* **Dataset section**:
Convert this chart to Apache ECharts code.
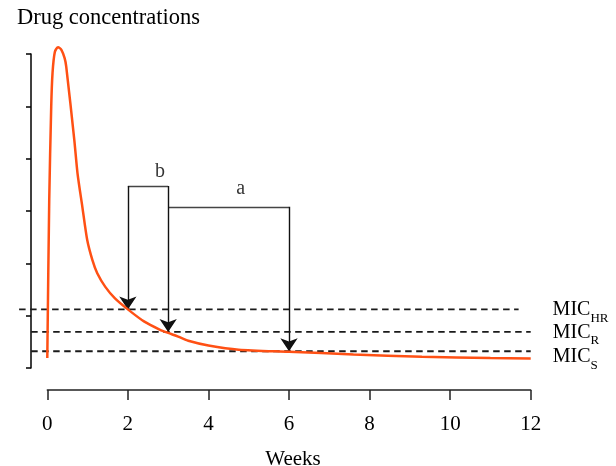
<!DOCTYPE html>
<html>
<head>
<meta charset="utf-8">
<script src="https://cdn.jsdelivr.net/npm/echarts@6/dist/echarts.min.js"></script>
<style>html,body{margin:0;padding:0;background:#fff;}#c{width:616px;height:466px;}</style>
</head>
<body>
<div id="c"></div>
<script>
// ---- data ----
const weeks = [0, 0.048, 0.097, 0.13, 0.187, 0.267, 0.35, 0.43, 0.47, 0.67, 0.75, 0.87, 0.99, 1.12, 1.24, 1.44, 1.68, 2.0, 2.4, 2.8, 3.0, 3.25, 3.5, 4.0, 4.75, 6.0, 7.6, 9.3, 11.0, 12.0];
const concentration = [0.19, 3.21, 4.99, 5.64, 6.04, 6.13, 6.08, 5.92, 5.76, 4.36, 3.72, 3.08, 2.45, 2.06, 1.81, 1.55, 1.33, 1.12, 0.89, 0.73, 0.67, 0.6, 0.52, 0.43, 0.35, 0.31, 0.26, 0.215, 0.19, 0.18];
const micNames = ['HR', 'R', 'S'];
const micValues = [1.12, 0.69, 0.32];
const micStart = [-0.7, -0.4, -0.4];
const micEnd = [11.7, 12, 12];
const bracketB = { left: 2, right: 3, top: 3.48 };
const bracketA = { left: 3, right: 6, top: 3.08 };
const bracketLabels = [[2.8, 3.75, 'b'], [4.8, 3.42, 'a']];
const xTickStep = 2;

const FONT = 'Liberation Serif';
const chart = echarts.init(document.getElementById('c'));

// geometry of the main plot area
const G = { left: 47.3, right: 85.3, top: 54, bottom: 98 };
const pxPerWeek = (616 - G.left - G.right) / 12;

const micSeries = micNames.map((n, i) => ({
  type: 'line',
  xAxisIndex: 1, yAxisIndex: 1,
  data: [[micStart[i], micValues[i]], [micEnd[i], micValues[i]]],
  symbol: 'none',
  clip: false,
  silent: true,
  z: 2,
  lineStyle: { color: '#1a1a1a', width: 1.8, type: [6.5, 4.5] },
  endLabel: {
    show: true,
    distance: n === 'HR' ? 34 : 22,
    offset: [0, n === 'S' ? 8 : 3],
    formatter: '{m|MIC}{s|' + n + '}',
    rich: {
      m: { fontFamily: FONT, fontSize: 20, color: '#000', lineHeight: 25, verticalAlign: 'top' },
      s: { fontFamily: FONT, fontSize: 13, color: '#000', lineHeight: 25, verticalAlign: 'bottom' }
    }
  }
}));

chart.setOption({
  animation: false,
  title: {
    text: 'Drug concentrations',
    left: 17, top: 7, padding: 0,
    textStyle: { fontFamily: FONT, fontSize: 22.5, fontWeight: 'normal', color: '#000' }
  },
  grid: [
    { left: G.left, right: G.right, top: G.top, bottom: G.bottom, outerBoundsMode: 'none', containLabel: false },
    { left: G.left - pxPerWeek, right: G.right, top: G.top, bottom: G.bottom, outerBoundsMode: 'none', containLabel: false }
  ],
  xAxis: [{
    type: 'value', min: 0, max: 12, interval: xTickStep,
    offset: 22,
    name: 'Weeks', nameLocation: 'middle', nameGap: 59,
    nameTextStyle: { fontFamily: FONT, fontSize: 21, color: '#000', padding: [0, 0, 0, 8] },
    axisLine: { show: true, onZero: false, lineStyle: { color: '#222', width: 1.5 } },
    axisTick: { show: true, length: 10, lineStyle: { color: '#222', width: 1.5 } },
    axisLabel: { margin: 24, fontFamily: FONT, fontSize: 21, color: '#000' },
    splitLine: { show: false }
  }, {
    gridIndex: 1, type: 'value', min: -1, max: 12, show: false
  }],
  yAxis: [{
    type: 'value', min: 0, max: 6, interval: 1,
    offset: 16.3,
    axisLine: { show: true, onZero: false, lineStyle: { color: '#000', width: 1.5 } },
    axisTick: { show: true, length: 5, lineStyle: { color: '#000', width: 1.5 } },
    axisLabel: { show: false },
    splitLine: { show: false }
  }, {
    gridIndex: 1, type: 'value', min: 0, max: 6, show: false
  }],
  series: [
    ...micSeries,
    {
      type: 'line',
      data: weeks.map((w, i) => [w, concentration[i]]),
      symbol: 'none',
      smooth: 0.25,
      clip: false,
      z: 4,
      lineStyle: { color: '#ff5014', width: 2.5 }
    },
    {
      type: 'lines',
      coordinateSystem: 'cartesian2d',
      polyline: false,
      silent: true,
      z: 3,
      lineStyle: { color: '#444', width: 1.4, opacity: 1 },
      data: [
        { coords: [[bracketB.left, bracketB.top], [bracketB.right, bracketB.top]] },
        { coords: [[bracketA.left, bracketA.top], [bracketA.right, bracketA.top]] }
      ]
    },
    {
      type: 'lines',
      coordinateSystem: 'cartesian2d',
      symbol: ['none', 'arrow'],
      symbolSize: 13,
      symbolOffset: [0, 6.5],
      silent: true,
      z: 3,
      lineStyle: { color: '#111', width: 1.4, opacity: 1 },
      data: [
        { coords: [[bracketB.left, bracketB.top], [bracketB.left, micValues[0]]] },
        { coords: [[bracketB.right, bracketB.top], [bracketB.right, micValues[1]]] },
        { coords: [[bracketA.right, bracketA.top], [bracketA.right, micValues[2]]] }
      ]
    },
    {
      type: 'scatter',
      data: bracketLabels,
      symbolSize: 0,
      silent: true,
      label: {
        show: true, position: 'inside',
        formatter: p => p.value[2],
        fontFamily: FONT, fontSize: 20, color: '#000'
      }
    }
  ]
});
</script>
</body>
</html>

* **Directions for this task**: The data above needs to be retyped exactly, with the images left out.

* **Written answer**:
Convert this chart to Apache ECharts code.
<!DOCTYPE html>
<html>
<head>
<meta charset="utf-8">
<script src="https://cdn.jsdelivr.net/npm/echarts@6/dist/echarts.min.js"></script>
<style>html,body{margin:0;padding:0;background:#fff;}#c{width:616px;height:466px;}</style>
</head>
<body>
<div id="c"></div>
<script>
// ---- data ----
const weeks = [0, 0.048, 0.097, 0.13, 0.187, 0.267, 0.35, 0.43, 0.47, 0.67, 0.75, 0.87, 0.99, 1.12, 1.24, 1.44, 1.68, 2.0, 2.4, 2.8, 3.0, 3.25, 3.5, 4.0, 4.75, 6.0, 7.6, 9.3, 11.0, 12.0];
const concentration = [0.19, 3.21, 4.99, 5.64, 6.04, 6.13, 6.08, 5.92, 5.76, 4.36, 3.72, 3.08, 2.45, 2.06, 1.81, 1.55, 1.33, 1.12, 0.89, 0.73, 0.67, 0.6, 0.52, 0.43, 0.35, 0.31, 0.26, 0.215, 0.19, 0.18];
const micNames = ['HR', 'R', 'S'];
const micValues = [1.12, 0.69, 0.32];
const micStart = [-0.7, -0.4, -0.4];
const micEnd = [11.7, 12, 12];
const bracketB = { left: 2, right: 3, top: 3.48 };
const bracketA = { left: 3, right: 6, top: 3.08 };
const bracketLabels = [[2.8, 3.75, 'b'], [4.8, 3.42, 'a']];
const xTickStep = 2;

const FONT = 'Liberation Serif';
const chart = echarts.init(document.getElementById('c'));

// geometry of the main plot area
const G = { left: 47.3, right: 85.3, top: 54, bottom: 98 };
const pxPerWeek = (616 - G.left - G.right) / 12;

const micSeries = micNames.map((n, i) => ({
  type: 'line',
  xAxisIndex: 1, yAxisIndex: 1,
  data: [[micStart[i], micValues[i]], [micEnd[i], micValues[i]]],
  symbol: 'none',
  clip: false,
  silent: true,
  z: 2,
  lineStyle: { color: '#1a1a1a', width: 1.8, type: [6.5, 4.5] },
  endLabel: {
    show: true,
    distance: n === 'HR' ? 34 : 22,
    offset: [0, n === 'S' ? 8 : 3],
    formatter: '{m|MIC}{s|' + n + '}',
    rich: {
      m: { fontFamily: FONT, fontSize: 20, color: '#000', lineHeight: 25, verticalAlign: 'top' },
      s: { fontFamily: FONT, fontSize: 13, color: '#000', lineHeight: 25, verticalAlign: 'bottom' }
    }
  }
}));

chart.setOption({
  animation: false,
  title: {
    text: 'Drug concentrations',
    left: 17, top: 7, padding: 0,
    textStyle: { fontFamily: FONT, fontSize: 22.5, fontWeight: 'normal', color: '#000' }
  },
  grid: [
    { left: G.left, right: G.right, top: G.top, bottom: G.bottom, outerBoundsMode: 'none', containLabel: false },
    { left: G.left - pxPerWeek, right: G.right, top: G.top, bottom: G.bottom, outerBoundsMode: 'none', containLabel: false }
  ],
  xAxis: [{
    type: 'value', min: 0, max: 12, interval: xTickStep,
    offset: 22,
    name: 'Weeks', nameLocation: 'middle', nameGap: 59,
    nameTextStyle: { fontFamily: FONT, fontSize: 21, color: '#000', padding: [0, 0, 0, 8] },
    axisLine: { show: true, onZero: false, lineStyle: { color: '#222', width: 1.5 } },
    axisTick: { show: true, length: 10, lineStyle: { color: '#222', width: 1.5 } },
    axisLabel: { margin: 24, fontFamily: FONT, fontSize: 21, color: '#000' },
    splitLine: { show: false }
  }, {
    gridIndex: 1, type: 'value', min: -1, max: 12, show: false
  }],
  yAxis: [{
    type: 'value', min: 0, max: 6, interval: 1,
    offset: 16.3,
    axisLine: { show: true, onZero: false, lineStyle: { color: '#000', width: 1.5 } },
    axisTick: { show: true, length: 5, lineStyle: { color: '#000', width: 1.5 } },
    axisLabel: { show: false },
    splitLine: { show: false }
  }, {
    gridIndex: 1, type: 'value', min: 0, max: 6, show: false
  }],
  series: [
    ...micSeries,
    {
      type: 'line',
      data: weeks.map((w, i) => [w, concentration[i]]),
      symbol: 'none',
      smooth: 0.25,
      clip: false,
      z: 4,
      lineStyle: { color: '#ff5014', width: 2.5 }
    },
    {
      type: 'lines',
      coordinateSystem: 'cartesian2d',
      polyline: false,
      silent: true,
      z: 3,
      lineStyle: { color: '#444', width: 1.4, opacity: 1 },
      data: [
        { coords: [[bracketB.left, bracketB.top], [bracketB.right, bracketB.top]] },
        { coords: [[bracketA.left, bracketA.top], [bracketA.right, bracketA.top]] }
      ]
    },
    {
      type: 'lines',
      coordinateSystem: 'cartesian2d',
      symbol: ['none', 'arrow'],
      symbolSize: 13,
      symbolOffset: [0, 6.5],
      silent: true,
      z: 3,
      lineStyle: { color: '#111', width: 1.4, opacity: 1 },
      data: [
        { coords: [[bracketB.left, bracketB.top], [bracketB.left, micValues[0]]] },
        { coords: [[bracketB.right, bracketB.top], [bracketB.right, micValues[1]]] },
        { coords: [[bracketA.right, bracketA.top], [bracketA.right, micValues[2]]] }
      ]
    },
    {
      type: 'scatter',
      data: bracketLabels,
      symbolSize: 0,
      silent: true,
      label: {
        show: true, position: 'inside',
        formatter: p => p.value[2],
        fontFamily: FONT, fontSize: 20, color: '#000'
      }
    }
  ]
});
</script>
</body>
</html>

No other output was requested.